Plotting code records:
_ _ _
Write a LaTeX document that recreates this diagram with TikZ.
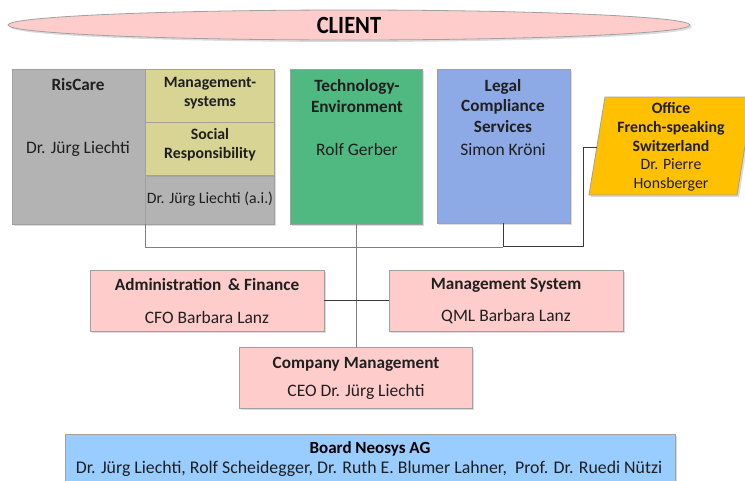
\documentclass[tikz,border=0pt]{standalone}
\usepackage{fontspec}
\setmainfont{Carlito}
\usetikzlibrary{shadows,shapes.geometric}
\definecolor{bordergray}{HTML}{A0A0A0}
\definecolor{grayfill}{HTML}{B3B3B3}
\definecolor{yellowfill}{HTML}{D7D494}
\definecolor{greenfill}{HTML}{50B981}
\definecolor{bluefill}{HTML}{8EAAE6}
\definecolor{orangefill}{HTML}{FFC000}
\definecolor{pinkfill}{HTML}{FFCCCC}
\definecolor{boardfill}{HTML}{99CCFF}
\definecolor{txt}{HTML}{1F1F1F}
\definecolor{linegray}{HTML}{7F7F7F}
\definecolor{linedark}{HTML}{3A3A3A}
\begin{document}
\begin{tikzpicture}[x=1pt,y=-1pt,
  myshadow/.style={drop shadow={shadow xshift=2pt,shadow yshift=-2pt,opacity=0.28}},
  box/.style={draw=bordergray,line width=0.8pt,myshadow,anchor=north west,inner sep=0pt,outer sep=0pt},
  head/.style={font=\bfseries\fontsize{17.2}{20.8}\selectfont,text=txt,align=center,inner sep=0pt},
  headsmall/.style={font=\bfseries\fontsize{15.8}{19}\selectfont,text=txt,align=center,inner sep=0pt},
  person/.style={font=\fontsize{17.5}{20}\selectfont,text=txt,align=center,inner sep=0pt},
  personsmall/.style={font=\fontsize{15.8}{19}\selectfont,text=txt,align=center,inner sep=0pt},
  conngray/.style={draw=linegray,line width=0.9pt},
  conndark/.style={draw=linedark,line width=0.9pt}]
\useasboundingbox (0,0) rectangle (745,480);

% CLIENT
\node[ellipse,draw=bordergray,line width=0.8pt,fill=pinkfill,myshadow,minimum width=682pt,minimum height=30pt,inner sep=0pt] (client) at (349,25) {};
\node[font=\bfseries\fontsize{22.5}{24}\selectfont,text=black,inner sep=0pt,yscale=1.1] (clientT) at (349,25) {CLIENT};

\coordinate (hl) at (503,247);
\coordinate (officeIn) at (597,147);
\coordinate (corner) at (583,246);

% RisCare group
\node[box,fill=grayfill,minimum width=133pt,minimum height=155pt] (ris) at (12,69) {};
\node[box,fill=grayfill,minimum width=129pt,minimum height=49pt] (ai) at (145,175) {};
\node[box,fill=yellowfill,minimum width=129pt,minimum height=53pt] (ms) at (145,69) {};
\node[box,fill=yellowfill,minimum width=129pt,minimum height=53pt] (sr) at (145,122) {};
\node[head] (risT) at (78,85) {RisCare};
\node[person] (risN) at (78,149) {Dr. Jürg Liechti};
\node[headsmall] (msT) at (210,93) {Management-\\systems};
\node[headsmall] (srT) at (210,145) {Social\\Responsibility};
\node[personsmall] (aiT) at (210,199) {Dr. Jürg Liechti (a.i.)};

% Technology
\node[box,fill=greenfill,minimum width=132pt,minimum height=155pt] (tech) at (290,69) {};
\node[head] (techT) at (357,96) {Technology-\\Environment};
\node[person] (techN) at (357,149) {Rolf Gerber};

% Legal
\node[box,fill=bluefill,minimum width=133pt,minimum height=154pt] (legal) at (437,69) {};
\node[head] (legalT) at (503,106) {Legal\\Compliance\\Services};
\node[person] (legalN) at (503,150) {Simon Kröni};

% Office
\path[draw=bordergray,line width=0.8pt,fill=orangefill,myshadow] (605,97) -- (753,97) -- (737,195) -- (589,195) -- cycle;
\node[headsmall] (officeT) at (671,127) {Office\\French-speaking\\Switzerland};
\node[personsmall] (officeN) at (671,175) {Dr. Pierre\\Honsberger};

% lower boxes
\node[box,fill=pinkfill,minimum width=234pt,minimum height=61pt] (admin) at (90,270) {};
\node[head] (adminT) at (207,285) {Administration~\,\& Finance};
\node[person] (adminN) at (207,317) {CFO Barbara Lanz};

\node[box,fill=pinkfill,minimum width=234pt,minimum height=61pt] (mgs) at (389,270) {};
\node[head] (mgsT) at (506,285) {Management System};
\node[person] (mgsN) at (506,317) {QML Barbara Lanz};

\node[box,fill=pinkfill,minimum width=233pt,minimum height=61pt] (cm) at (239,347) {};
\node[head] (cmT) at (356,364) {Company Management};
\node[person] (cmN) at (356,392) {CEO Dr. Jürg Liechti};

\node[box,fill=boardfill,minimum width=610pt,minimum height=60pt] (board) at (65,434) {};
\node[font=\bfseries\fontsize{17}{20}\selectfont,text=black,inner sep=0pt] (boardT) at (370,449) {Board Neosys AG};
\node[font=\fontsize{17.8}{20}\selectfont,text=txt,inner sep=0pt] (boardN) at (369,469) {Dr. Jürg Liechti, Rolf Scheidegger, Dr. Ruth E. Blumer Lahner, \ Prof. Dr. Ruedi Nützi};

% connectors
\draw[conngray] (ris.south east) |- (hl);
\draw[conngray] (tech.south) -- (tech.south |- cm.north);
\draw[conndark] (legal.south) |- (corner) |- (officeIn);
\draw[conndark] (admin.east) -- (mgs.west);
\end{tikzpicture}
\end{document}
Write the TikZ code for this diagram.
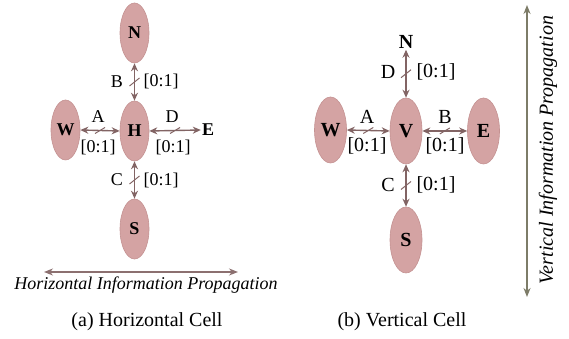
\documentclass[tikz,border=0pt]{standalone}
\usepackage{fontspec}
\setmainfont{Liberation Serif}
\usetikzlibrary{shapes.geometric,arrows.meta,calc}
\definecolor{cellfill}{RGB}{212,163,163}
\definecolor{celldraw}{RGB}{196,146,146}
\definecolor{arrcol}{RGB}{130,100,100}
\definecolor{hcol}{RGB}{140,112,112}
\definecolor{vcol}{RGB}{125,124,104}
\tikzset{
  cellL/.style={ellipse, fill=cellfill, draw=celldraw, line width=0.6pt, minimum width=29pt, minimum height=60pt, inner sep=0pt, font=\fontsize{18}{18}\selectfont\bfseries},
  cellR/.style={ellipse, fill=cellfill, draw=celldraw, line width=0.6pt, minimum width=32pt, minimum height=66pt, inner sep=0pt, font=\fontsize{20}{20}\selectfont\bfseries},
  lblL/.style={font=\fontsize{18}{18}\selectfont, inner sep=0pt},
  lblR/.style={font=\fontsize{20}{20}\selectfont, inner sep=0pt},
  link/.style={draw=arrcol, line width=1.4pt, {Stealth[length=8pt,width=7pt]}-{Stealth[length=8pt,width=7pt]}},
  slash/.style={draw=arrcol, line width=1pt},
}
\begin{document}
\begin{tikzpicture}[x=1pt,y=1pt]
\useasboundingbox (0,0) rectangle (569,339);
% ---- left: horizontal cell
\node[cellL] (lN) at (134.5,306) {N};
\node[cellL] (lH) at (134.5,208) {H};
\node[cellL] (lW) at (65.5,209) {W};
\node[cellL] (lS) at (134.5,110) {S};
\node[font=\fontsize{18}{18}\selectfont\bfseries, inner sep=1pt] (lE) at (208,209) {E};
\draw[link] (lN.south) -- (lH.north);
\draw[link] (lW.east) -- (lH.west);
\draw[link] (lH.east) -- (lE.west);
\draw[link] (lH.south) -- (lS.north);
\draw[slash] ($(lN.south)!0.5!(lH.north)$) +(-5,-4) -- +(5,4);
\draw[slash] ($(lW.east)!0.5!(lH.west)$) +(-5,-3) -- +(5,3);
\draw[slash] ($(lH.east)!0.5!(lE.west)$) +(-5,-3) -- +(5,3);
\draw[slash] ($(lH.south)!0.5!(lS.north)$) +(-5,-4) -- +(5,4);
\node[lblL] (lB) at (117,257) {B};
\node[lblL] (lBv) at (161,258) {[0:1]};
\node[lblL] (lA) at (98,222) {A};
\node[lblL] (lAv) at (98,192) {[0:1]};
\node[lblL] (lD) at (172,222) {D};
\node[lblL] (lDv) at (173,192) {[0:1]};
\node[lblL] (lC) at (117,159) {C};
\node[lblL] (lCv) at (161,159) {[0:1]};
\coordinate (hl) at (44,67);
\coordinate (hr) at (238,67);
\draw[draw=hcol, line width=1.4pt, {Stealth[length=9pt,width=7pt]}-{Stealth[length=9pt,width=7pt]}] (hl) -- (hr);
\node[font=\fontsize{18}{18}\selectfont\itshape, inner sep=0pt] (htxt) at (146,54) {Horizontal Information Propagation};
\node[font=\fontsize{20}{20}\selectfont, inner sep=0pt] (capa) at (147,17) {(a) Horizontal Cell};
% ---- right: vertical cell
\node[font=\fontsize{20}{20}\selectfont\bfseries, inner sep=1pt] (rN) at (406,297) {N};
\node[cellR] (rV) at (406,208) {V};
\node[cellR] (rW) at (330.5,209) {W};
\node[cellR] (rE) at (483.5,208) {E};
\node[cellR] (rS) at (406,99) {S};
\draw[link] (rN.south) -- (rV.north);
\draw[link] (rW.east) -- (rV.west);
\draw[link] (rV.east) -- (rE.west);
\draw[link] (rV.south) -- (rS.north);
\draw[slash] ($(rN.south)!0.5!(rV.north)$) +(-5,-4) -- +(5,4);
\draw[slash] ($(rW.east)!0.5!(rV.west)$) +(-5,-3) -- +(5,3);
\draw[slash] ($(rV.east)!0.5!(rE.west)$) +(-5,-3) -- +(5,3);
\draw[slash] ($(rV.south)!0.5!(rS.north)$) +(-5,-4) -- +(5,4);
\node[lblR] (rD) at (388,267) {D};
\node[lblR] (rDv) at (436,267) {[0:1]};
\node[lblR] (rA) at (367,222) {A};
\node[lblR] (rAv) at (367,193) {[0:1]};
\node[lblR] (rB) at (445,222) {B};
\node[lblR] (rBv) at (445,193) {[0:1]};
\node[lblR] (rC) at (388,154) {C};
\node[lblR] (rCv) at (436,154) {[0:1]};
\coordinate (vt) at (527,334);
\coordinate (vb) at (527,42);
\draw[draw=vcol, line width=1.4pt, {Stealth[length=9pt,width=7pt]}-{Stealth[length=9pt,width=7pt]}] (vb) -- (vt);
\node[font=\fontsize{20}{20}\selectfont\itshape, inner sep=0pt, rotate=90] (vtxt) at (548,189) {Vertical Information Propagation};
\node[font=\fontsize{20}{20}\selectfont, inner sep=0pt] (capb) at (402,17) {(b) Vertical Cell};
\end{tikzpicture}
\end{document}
_ _ _
Identify and extract each line of the listing that contains "this".

Reply to the exercise:
Write a LaTeX document that recreates this diagram with TikZ.
Write the TikZ code for this diagram.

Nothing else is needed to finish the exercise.